A person could also make such a request when the following conditions are met:
- the dissemination of this information causes the person serious injury in relation to the person’s right to respect of his or her reputation or privacy;
- the injury is clearly greater than the public interest in knowing the information or the right to free expression (the balance of convenience criterion);
- the remedy requested does not exceed what is necessary to prevent the perpetuation of the injury.
In assessing the balance of convenience criterion, the following, in particular, must be taken into account:
- the person’s notoriety;
- if the person is a minor;
- the accuracy of the information being disseminated;
- the sensitivity of the information;
- the context in which the information is disseminated, and the time elapsed between the beginning of the dissemination and the request to halt it.
The Bill also provides an exception for the release of personal information to a spouse or close relative on the death of a person. This exception to non-disclosure applies when the disclosure is likely to assist the applicant in the grieving process. Furthermore, the deceased person must not have refused such right of access before his or her death.

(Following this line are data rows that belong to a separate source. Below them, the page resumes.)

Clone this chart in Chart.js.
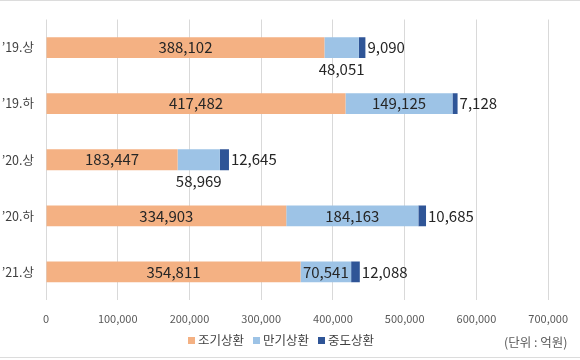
<!DOCTYPE html>
<html><head><meta charset="utf-8">
<script src="https://cdn.jsdelivr.net/npm/chart.js@4"></script>
<style>
html,body{margin:0;padding:0;background:#fff;}
#wrap{position:relative;width:580px;height:360px;overflow:hidden;font-family:"Noto Sans CJK KR","Noto Sans",sans-serif;}
#c{position:absolute;left:0;top:0;}
.line{position:absolute;left:0;width:580px;height:1px;background:#dcdcdc;}
#legend{position:absolute;top:330px;left:188px;font-size:12.5px;color:#404040;white-space:nowrap;}
#legend span.item{display:inline-block;margin-right:9px;}
#legend i{display:inline-block;width:7px;height:7px;margin-right:3px;vertical-align:1px;}
#unit{position:absolute;left:504px;top:332px;font-size:12.5px;color:#595959;white-space:nowrap;}
</style></head>
<body>
<div id="wrap">
<canvas id="c" width="580" height="360"></canvas>
<div class="line" style="top:0"></div>
<div class="line" style="top:357px"></div>
<div id="legend"></div>
<div id="unit">(단위 : 억원)</div>
</div>
<script>
const categories = ["’19.상", "’19.하", "’20.상", "’20.하", "’21.상"];
const seriesNames = ["조기상환", "만기상환", "중도상환"];
const early = [388102, 417482, 183447, 334903, 354811];
const maturity = [48051, 149125, 58969, 184163, 70541];
const midway = [9090, 7128, 12645, 10685, 12088];
const xTicks = [0, 100000, 200000, 300000, 400000, 500000, 600000, 700000];
const colors = ["#F4B183", "#9DC3E6", "#2F5597"];

const fmt = v => v.toLocaleString("en-US");

const leg = document.getElementById("legend");
seriesNames.forEach((n, i) => {
  const s = document.createElement("span");
  s.className = "item";
  s.innerHTML = '<i style="background:' + colors[i] + '"></i>' + n;
  leg.appendChild(s);
});

const labelFont = '15px "Noto Sans CJK KR", "Noto Sans", sans-serif';
const labelPlugin = {
  id: "vals",
  afterDatasetsDraw(chart) {
    const ctx = chart.ctx;
    ctx.save();
    ctx.font = labelFont;
    ctx.fillStyle = "#262626";
    chart.data.datasets.forEach((ds, di) => {
      const meta = chart.getDatasetMeta(di);
      meta.data.forEach((bar, i) => {
        const txt = fmt(ds.data[i]);
        const left = Math.min(bar.x, bar.base), right = Math.max(bar.x, bar.base);
        const w = right - left;
        const tw = ctx.measureText(txt).width;
        const cx = (left + right) / 2;
        ctx.textBaseline = "middle";
        if (di === 2) {
          ctx.textAlign = "left";
          ctx.fillText(txt, right + 2, bar.y);
        } else if (tw + 4 <= w) {
          ctx.textAlign = "center";
          ctx.fillText(txt, cx, bar.y);
        } else {
          ctx.textAlign = "center";
          ctx.fillText(txt, cx, bar.y + bar.height / 2 + 11);
        }
      });
    });
    ctx.restore();
  }
};

new Chart(document.getElementById("c"), {
  type: "bar",
  data: {
    labels: categories,
    datasets: [
      { label: seriesNames[0], data: early, backgroundColor: colors[0] },
      { label: seriesNames[1], data: maturity, backgroundColor: colors[1] },
      { label: seriesNames[2], data: midway, backgroundColor: colors[2] }
    ]
  },
  options: {
    indexAxis: "y",
    responsive: false,
    animation: false,
    layout: { padding: { top: 14, right: 31, bottom: 0, left: 0 } },
    datasets: { bar: { categoryPercentage: 1, barPercentage: 0.37 } },
    plugins: { legend: { display: false }, tooltip: { enabled: false } },
    scales: {
      x: {
        stacked: true,
        min: 0, max: 700000,
        afterBuildTicks(s) { s.ticks = xTicks.map(v => ({ value: v })); },
        afterFit(s) { s.height = 60; },
        grid: { color: "#d9d9d9", drawTicks: false },
        border: { display: false },
        ticks: {
          padding: 12,
          color: "#595959",
          font: { size: 11, family: '"Noto Sans CJK KR", "Noto Sans", sans-serif' },
          callback: v => fmt(v)
        }
      },
      y: {
        stacked: true,
        afterFit(s) { s.width = 46; },
        grid: { display: false, drawTicks: false },
        border: { display: false },
        ticks: {
          padding: 12,
          color: "#404040",
          font: { size: 12.5, family: '"Noto Sans CJK KR", "Noto Sans", sans-serif' }
        }
      }
    }
  },
  plugins: [labelPlugin]
});
</script>
</body></html>
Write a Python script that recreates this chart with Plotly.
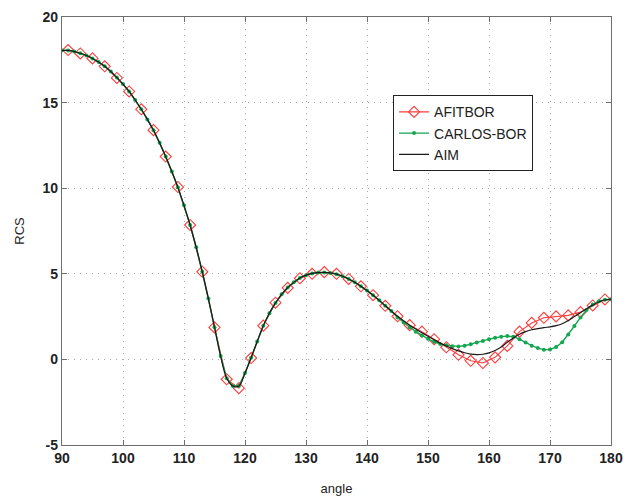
import plotly.graph_objects as go

# AFITBOR: odd angles 91..179
afit_angle = list(range(91, 180, 2))
afit_rcs = [18.07, 17.87, 17.58, 17.12, 16.44, 15.65, 14.61, 13.39, 11.85, 10.07,
            7.85, 5.12, 1.87, -1.16, -1.68, 0.08, 1.97, 3.31, 4.18, 4.74,
            5.0, 5.1, 5.0, 4.7, 4.27, 3.75, 3.13, 2.52, 2.0, 1.62,
            1.18, 0.71, 0.27, -0.08, -0.21, 0.12, 0.79, 1.62, 2.13, 2.43,
            2.51, 2.57, 2.76, 3.15, 3.5]

# CARLOS-BOR and AIM: every degree 90..180
angle = list(range(90, 181))
common_90_144 = [18.05, 18.05, 17.98, 17.88, 17.75, 17.58, 17.37, 17.12, 16.82, 16.46,
                 16.08, 15.65, 15.15, 14.61, 14.02, 13.38, 12.65, 11.85, 10.98, 10.05,
                 9.0, 7.85, 6.55, 5.12, 3.55, 1.88, 0.2, -1.1, -1.55, -1.55,
                 -0.8, 0.1, 1.05, 1.97, 2.7, 3.3, 3.8, 4.2, 4.5, 4.75,
                 4.92, 5.02, 5.07, 5.08, 5.05, 4.98, 4.86, 4.7, 4.5, 4.27,
                 4.02, 3.75, 3.45, 3.13, 2.82]
carlos_145_180 = [2.45, 2.15, 1.88, 1.62, 1.4, 1.2, 1.03, 0.9, 0.82, 0.77,
                  0.76, 0.8, 0.88, 0.98, 1.08, 1.18, 1.27, 1.33, 1.36, 1.32,
                  1.18, 0.98, 0.8, 0.66, 0.57, 0.58, 0.72, 1.0, 1.45, 1.95,
                  2.45, 2.88, 3.2, 3.4, 3.48, 3.51]
aim_145_180 = [2.52, 2.25, 2.0, 1.77, 1.56, 1.35, 1.15, 0.95, 0.78, 0.63,
               0.5, 0.39, 0.31, 0.28, 0.3, 0.38, 0.52, 0.72, 1.0, 1.25,
               1.47, 1.62, 1.73, 1.8, 1.86, 1.9, 1.97, 2.08, 2.27, 2.5,
               2.73, 2.96, 3.17, 3.35, 3.47, 3.52]
carlos_rcs = common_90_144 + carlos_145_180
aim_rcs = common_90_144 + aim_145_180

x_ticks = list(range(90, 181, 10))
y_ticks = list(range(-5, 21, 5))

fig = go.Figure()
fig.add_trace(go.Scatter(x=afit_angle, y=afit_rcs, name="AFITBOR", mode="lines+markers",
                         line=dict(color="#ff3b3b", width=1.1),
                         marker=dict(symbol="diamond-open", size=8.5, color="#ff3b3b",
                                     line=dict(width=1.1, color="#ff3b3b"))))
fig.add_trace(go.Scatter(x=angle, y=carlos_rcs, name="CARLOS-BOR", mode="lines+markers",
                         line=dict(color="#14a650", width=1.4),
                         marker=dict(symbol="circle", size=4, color="#14a650")))
fig.add_trace(go.Scatter(x=angle, y=aim_rcs, name="AIM", mode="lines",
                         line=dict(color="#1a1a1a", width=1.2, shape="spline")))

tick_font = dict(family="Arial, Liberation Sans", size=14, color="#222222", weight="bold")
title_font = dict(family="Arial, Liberation Sans", size=13, color="#222222")
axis_common = dict(showline=True, linecolor="#6e6e6e", linewidth=1.3, mirror="ticks",
                   ticks="inside", ticklen=5, tickcolor="#6e6e6e",
                   showgrid=True, gridcolor="#a8a8a8", griddash="1px,5px", gridwidth=1,
                   zeroline=False, automargin=False, tickfont=tick_font,
                   ticklabeloverflow="allow")

fig.update_xaxes(range=[90, 180], tickvals=x_ticks, ticktext=[str(v) for v in x_ticks],
                 title=dict(text="angle", font=title_font, standoff=18),
                 **axis_common)
fig.update_yaxes(range=[-5, 20], tickvals=y_ticks, ticktext=[str(v) for v in y_ticks],
                 title=dict(text="RCS", font=title_font, standoff=14),
                 **axis_common)

# page body has an 8px margin, so the figure is sized to fit the 631x499 window
fig.update_layout(width=623, height=491, plot_bgcolor="white", paper_bgcolor="white",
                  margin=dict(l=54, r=20, t=9, b=54),
                  legend=dict(x=0.603, y=0.817, xanchor="left", yanchor="top",
                              bgcolor="white", bordercolor="#222", borderwidth=1,
                              font=dict(family="Arial, Liberation Sans", size=14, color="#222"),
                              tracegroupgap=0),
                  showlegend=True)

fig.write_html("out.html")
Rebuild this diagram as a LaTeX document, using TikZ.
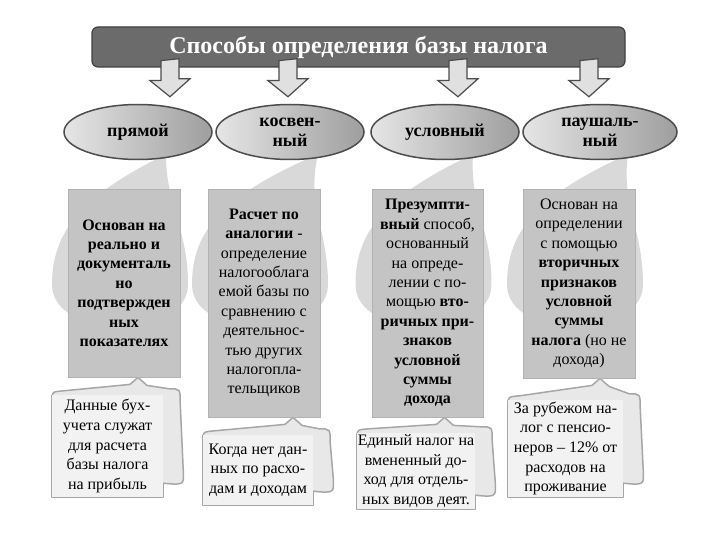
\documentclass[tikz,border=0pt]{standalone}
\usepackage{fontspec}
\setmainfont{Liberation Serif}
\usetikzlibrary{shapes.geometric,calc}

\newcommand{\boxfont}{\fontsize{16}{19.4}\selectfont}
\pgfdeclarelayer{bg}
\pgfsetlayers{bg,main}

\begin{document}
\begin{tikzpicture}[x=1pt, y=-1pt,
    titlebox/.style={draw=black!75, line width=1.2pt, fill=black!58, rounded corners=6pt,
      text=white, font=\fontsize{24}{27}\selectfont\bfseries, minimum width=533, minimum height=40},
    blockarrow/.style={draw=black!70, line width=1.2pt, fill=black!12, line join=miter},
    method/.style={ellipse, draw=black!70, line width=1.5pt, left color=black!10, right color=black!38,
      minimum width=148, minimum height=55, inner sep=0pt, align=center,
      font=\fontsize{18}{20}\selectfont\bfseries},
    infobox/.style={draw=black!30, line width=0.8pt, fill=black!23, minimum width=112,
      inner sep=0pt, align=center, font=\boxfont},
    notebox/.style={fill=black!5, inner sep=0pt, align=center, font=\fontsize{16}{19.6}\selectfont},
    noteline/.style={draw=black!35, line width=1.5pt, fill=black!9, line join=round},
    dropfill/.style={fill=black!15}
  ]
  \useasboundingbox (0,0) rectangle (720,540);

  % Title
  \node[titlebox] (title) at (358.5,47) {Способы определения базы налога};

  % Methods
  \node[method] (m1) at (138,132) {прямой};
  \node[method] (m2) at (290,132) {косвен-\\ный};
  \node[method] (m3) at (445,132) {условный};
  \node[method, minimum width=154] (m4) at (600,132) {паушаль-\\ный};

  % Arrows from title
  \coordinate (a1) at (170,0);
  \coordinate (a2) at (288,0);
  \coordinate (a3) at (458,0);
  \coordinate (a4) at (589,0);
  \foreach \a/\m in {a1/m1, a2/m2, a3/m3, a4/m4}
    \draw[blockarrow] ($(\a |- title.south)+(-9,-7)$) -- ++(0,20) -- ++(-11,0)
      -- ($(\a |- \m.north)+(0,-7)$) -- ++(20,-18) -- ++(-11,0) -- ++(0,-20) -- cycle;

  % Descriptions
  \node[infobox, minimum height=188, font=\boxfont\bfseries] (b1) at (124,283)
    {Основан на\\реально и\\документаль\\но\\подтвержден\\ных\\показателях};
  \node[infobox, minimum height=228] (b2) at (264,303)
    {\textbf{Расчет по}\\\textbf{аналогии} -\\определение\\налогооблага\\емой базы по\\сравнению с\\деятельнос-\\тью других\\налогопла-\\тельщиков};
  \node[infobox, minimum width=111, minimum height=228] (b3) at (427.5,303)
    {\textbf{Презумпти-}\\\textbf{вный} способ,\\основанный\\на опреде-\\лении с по-\\мощью \textbf{вто-}\\\textbf{ричных при-}\\\textbf{знаков}\\\textbf{условной}\\\textbf{суммы}\\\textbf{дохода}};
  \node[infobox, minimum height=189] (b4) at (579,283.5)
    {Основан на\\определении\\с помощью\\\textbf{вторичных}\\\textbf{признаков}\\\textbf{условной}\\\textbf{суммы}\\\textbf{налога} (но не\\дохода)};

  % Examples
  \node[notebox, minimum width=111, minimum height=102] (c1) at (107.5,446)
    {Данные бух-\\учета служат\\для расчета\\базы налога\\на прибыль};
  \node[notebox, minimum width=110, minimum height=70] (c2) at (258,470)
    {Когда нет дан-\\ных по расхо-\\дам и доходам};
  \node[notebox, minimum width=118, minimum height=76] (c3) at (416,471)
    {Единый налог на\\вмененный до-\\ход для отдель-\\ных видов деят.};
  \node[notebox, minimum width=115, minimum height=97] (c4) at (565.5,448.5)
    {За рубежом на-\\лог с пенсио-\\неров – 12\% от\\расходов на\\проживание};

  \begin{pgfonlayer}{bg}
    % Drops behind descriptions
    \foreach \m/\b in {m1/b1, m2/b2, m3/b3, m4/b4}
      \fill[dropfill] ($(\m.south)+(28,-6)$)
        .. controls ($(\b.north)+(-45,8)$) and ($(\b.north)+(-72,45)$) .. ($(\b.north)+(-72,96)$)
        .. controls ($(\b.north)+(-72,152)$) and ($(\b.north)+(64,152)$) .. ($(\b.north)+(64,96)$)
        .. controls ($(\b.north)+(64,40)$) and ($(\b.north)+(42,18)$) .. ($(\m.south)+(28,-6)$) -- cycle;
    % Callout outlines
    \foreach \c/\b/\p in {c1/b1/14, c2/b2/29, c3/b3/17, c4/b4/21}
      \filldraw[noteline] ($(\c.north west)+(0,6)$)
        .. controls ($(\c.north west)+(0,-3)$) .. ($(\c.north west)+(12,-4)$)
        -- ($(\b.south)+(\p-8,7)$) -- ($(\b.south)+(\p,0)$) -- ($(\b.south)+(\p+9,8)$)
        -- ($(\c.north east)+(6,-6)$)
        .. controls ($(\c.north east)+(17,-6)$) .. ($(\c.north east)+(17,8)$)
        -- ($(\c.south east)+(20,-28)$)
        .. controls ($(\c.south east)+(21,-12)$) .. ($(\c.south east)+(0,-14)$)
        -- (\c.south east) -- (\c.south west) -- cycle;
  \end{pgfonlayer}
\end{tikzpicture}
\end{document}
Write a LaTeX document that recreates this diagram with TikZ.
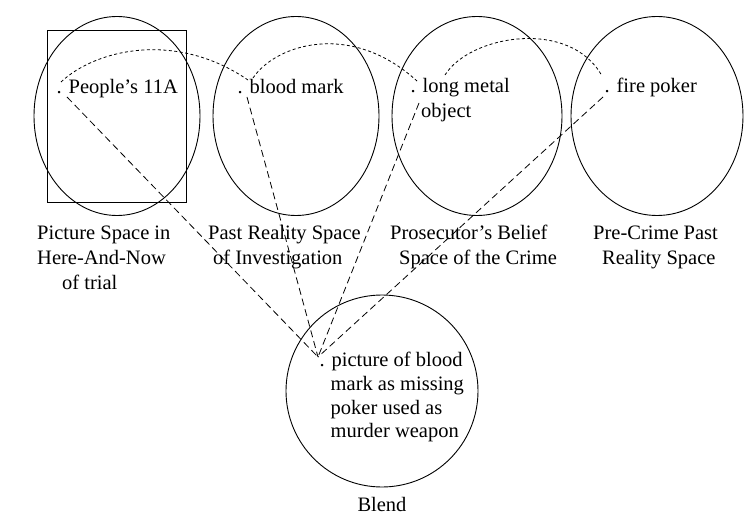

Finally, the Bill’s adoption will significantly strengthen corporate accountability by levying hefty fines for violating the law and imposing administrative penalties for failing to meet the obligations specified in the PPIPS.
- First, concerning the administrative penalties, Bill 64 stipulates that these may be imposed, inter alia, when someone collects or uses personal information in contravention of the provisions of PPIPS or fails in his or her duty to report a confidentiality incident.
- Bill 64 gives the CAI a mandate to develop a general framework for the application of these administrative penalties, which should specify the following elements in particular:
- the objectives associated with the implementation of such a regime;
- the criteria that must guide the decision-maker in imposing a penalty, including:
- the seriousness of the violation;
- the sensitivity of the information;
- the number of people affected;
- the measures put in place to remedy the violation;
- the level of cooperation demonstrated by the organization;
- the compensation offered to the individuals affected.
- The maximum amount of the administrative penalty is $50,000 (for individuals) and $10,000,000 (for businesses) or, if greater, 2% of worldwide turnover for the preceding year.
- Bill 64 also modifies the penal penalties already prescribed in PPIPS and significantly increases their scope. For a corporation, a violation of the PPIPS will result in a fine ranging between $15,000 and $25,000,000 or, if greater, 4% of worldwide turnover for the preceding year. In the event of a subsequent offence, the fines are doubled.
- The offences covered by the penal regime include any collection, possession, release or use of personal information that is contrary to the dictates of PPIPS or any failure to report a confidentiality incident.
Finally, Bill 64 establishes a right for persons affected by an unlawful infringement of the rights conferred by the PPIPS to sue the non-compliant organization for damages. It provides for punitive damages of at least $1,000 to be awarded where the infringement is intentional or the result of gross negligence.
Based on our preliminary analysis, the adoption of the rules proposed in Bill 64 would ensure consistency with the provisions of the General Data Protection Regulation (GDPR).
The Bill currently provides for a one-year transition period between its adoption and the coming into force of the new provisions, except for the right to portability, for which the Bill proposes a three-year deferral of implementation.
Given the number of proposed changes and new requirements, such periods are needed to allow companies to review their current practices, identify gaps and implement the necessary changes to ensure compliance.